Hugging Face released Transformers v5.8.0 adding six major models: DeepSeek-V4 (MoE with hybrid local+long-range attention and Manifold-Constrained Hyper-Connections), Gemma 4 Assistant (speculative decoding via Multi-Token Prediction), IBM's Granite Speech Plus (speech-to-text with speaker annotation and word timestamps) and Granite Vision 4.1 (enterprise document extraction), LG's EXAONE 4.5 (33B-parameter open-weight VLM with 256K-token context and MTP), and PP-FormulaNet (table structure recognition).

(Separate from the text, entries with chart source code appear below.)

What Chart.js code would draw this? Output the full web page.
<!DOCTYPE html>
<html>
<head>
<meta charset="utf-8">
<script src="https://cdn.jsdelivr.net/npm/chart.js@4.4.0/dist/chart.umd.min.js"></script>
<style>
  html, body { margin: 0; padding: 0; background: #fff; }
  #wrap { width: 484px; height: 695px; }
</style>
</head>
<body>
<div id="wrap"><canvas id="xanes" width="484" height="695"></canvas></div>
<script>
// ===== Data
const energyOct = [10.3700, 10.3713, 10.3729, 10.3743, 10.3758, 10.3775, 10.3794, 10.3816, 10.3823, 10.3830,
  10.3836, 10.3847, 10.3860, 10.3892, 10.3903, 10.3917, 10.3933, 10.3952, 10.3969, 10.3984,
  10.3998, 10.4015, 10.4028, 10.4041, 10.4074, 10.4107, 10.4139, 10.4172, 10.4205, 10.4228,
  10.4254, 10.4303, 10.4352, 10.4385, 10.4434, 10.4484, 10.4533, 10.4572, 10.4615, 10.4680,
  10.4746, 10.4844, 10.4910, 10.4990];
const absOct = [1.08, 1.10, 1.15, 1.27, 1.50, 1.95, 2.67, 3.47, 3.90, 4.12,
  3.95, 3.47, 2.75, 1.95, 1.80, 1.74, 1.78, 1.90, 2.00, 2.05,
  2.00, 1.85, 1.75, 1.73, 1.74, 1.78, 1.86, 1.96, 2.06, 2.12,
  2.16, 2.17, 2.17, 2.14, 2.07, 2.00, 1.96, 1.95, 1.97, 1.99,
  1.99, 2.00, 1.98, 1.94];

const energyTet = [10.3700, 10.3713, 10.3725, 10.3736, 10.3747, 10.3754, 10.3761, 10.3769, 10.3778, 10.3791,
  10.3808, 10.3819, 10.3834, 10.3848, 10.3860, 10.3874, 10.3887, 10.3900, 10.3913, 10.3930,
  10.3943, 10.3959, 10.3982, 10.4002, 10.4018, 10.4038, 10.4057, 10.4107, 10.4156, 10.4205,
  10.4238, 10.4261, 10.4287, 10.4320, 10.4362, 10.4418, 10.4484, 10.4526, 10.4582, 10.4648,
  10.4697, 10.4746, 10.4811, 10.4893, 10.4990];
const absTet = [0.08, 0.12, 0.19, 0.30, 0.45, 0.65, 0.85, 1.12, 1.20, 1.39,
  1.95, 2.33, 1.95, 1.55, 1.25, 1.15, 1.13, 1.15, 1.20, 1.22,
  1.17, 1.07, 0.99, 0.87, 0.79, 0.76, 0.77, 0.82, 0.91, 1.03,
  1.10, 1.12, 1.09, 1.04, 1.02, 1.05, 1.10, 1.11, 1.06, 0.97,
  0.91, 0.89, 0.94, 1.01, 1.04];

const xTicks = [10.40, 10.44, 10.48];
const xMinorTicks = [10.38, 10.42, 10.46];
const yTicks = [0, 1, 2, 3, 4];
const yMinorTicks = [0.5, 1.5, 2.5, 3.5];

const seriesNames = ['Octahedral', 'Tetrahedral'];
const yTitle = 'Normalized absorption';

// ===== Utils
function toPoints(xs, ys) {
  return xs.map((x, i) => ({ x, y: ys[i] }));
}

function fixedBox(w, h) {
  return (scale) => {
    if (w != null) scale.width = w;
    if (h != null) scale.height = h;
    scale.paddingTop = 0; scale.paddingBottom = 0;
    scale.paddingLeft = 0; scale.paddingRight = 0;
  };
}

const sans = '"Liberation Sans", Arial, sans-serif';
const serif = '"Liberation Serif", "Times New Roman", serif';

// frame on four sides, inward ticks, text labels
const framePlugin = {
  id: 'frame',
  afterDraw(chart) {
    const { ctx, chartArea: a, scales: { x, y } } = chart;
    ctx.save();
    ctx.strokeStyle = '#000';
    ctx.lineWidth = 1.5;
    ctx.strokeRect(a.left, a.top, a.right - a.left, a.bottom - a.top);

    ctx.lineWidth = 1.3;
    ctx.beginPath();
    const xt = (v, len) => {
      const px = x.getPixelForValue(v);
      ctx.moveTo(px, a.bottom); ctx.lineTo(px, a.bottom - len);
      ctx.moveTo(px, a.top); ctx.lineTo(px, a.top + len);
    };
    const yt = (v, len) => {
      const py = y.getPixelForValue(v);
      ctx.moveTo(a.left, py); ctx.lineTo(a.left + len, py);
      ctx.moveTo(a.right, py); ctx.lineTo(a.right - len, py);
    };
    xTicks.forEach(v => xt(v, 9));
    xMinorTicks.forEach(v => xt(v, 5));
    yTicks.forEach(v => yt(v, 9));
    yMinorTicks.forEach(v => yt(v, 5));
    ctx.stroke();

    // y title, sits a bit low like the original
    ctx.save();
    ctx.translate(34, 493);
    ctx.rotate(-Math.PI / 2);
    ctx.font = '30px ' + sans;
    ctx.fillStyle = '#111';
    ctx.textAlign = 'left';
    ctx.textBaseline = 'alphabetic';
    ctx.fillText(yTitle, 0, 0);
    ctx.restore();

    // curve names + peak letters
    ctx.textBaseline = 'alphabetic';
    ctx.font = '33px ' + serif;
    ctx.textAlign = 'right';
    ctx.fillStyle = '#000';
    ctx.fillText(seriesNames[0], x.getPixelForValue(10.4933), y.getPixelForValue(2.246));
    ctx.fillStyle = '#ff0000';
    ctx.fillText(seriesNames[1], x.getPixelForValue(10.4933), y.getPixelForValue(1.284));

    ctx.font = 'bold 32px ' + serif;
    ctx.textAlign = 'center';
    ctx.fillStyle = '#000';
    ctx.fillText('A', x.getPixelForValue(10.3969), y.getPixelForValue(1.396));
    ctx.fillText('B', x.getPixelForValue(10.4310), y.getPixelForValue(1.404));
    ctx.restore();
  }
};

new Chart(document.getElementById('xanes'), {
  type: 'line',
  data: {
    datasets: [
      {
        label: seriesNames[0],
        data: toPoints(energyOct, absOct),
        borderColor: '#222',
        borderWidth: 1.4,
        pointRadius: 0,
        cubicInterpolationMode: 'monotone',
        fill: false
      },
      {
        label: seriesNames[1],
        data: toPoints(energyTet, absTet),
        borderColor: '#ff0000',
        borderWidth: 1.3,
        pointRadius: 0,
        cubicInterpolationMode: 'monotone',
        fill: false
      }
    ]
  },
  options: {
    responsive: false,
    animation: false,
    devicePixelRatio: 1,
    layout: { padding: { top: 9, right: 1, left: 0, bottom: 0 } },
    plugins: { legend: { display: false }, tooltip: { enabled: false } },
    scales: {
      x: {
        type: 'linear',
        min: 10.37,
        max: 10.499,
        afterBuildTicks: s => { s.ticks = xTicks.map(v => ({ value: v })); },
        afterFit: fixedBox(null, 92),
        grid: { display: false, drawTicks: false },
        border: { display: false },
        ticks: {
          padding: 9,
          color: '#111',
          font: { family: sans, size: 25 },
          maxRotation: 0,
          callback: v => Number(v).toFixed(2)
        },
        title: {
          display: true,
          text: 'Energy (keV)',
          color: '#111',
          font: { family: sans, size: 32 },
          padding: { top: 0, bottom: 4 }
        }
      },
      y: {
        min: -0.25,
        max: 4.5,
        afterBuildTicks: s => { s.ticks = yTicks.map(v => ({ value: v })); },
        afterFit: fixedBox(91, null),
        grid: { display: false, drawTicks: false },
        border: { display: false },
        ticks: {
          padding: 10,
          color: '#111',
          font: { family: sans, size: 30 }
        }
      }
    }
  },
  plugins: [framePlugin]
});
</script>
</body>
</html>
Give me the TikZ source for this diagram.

The release also removes Apex integration as a breaking change, advising migration to PyTorch native equivalents.

Key Points
  • DeepSeek-V4 introduces hybrid local+long-range attention and Manifold-Constrained Hyper-Connections, with 256K context support.
  • Gemma 4 Assistant enables speculative decoding via Multi-Token Prediction, reusing KV cache to skip pre-fill for faster generation.
  • IBM's Granite4Vision offers enterprise document extraction (charts, tables, KVP) using SigLIP2 vision encoder and 8 injection points.

Why It Matters

Hugging Face consolidates frontier MoE, speculative decoding, and multimodal models in one release, accelerating research and production deployment.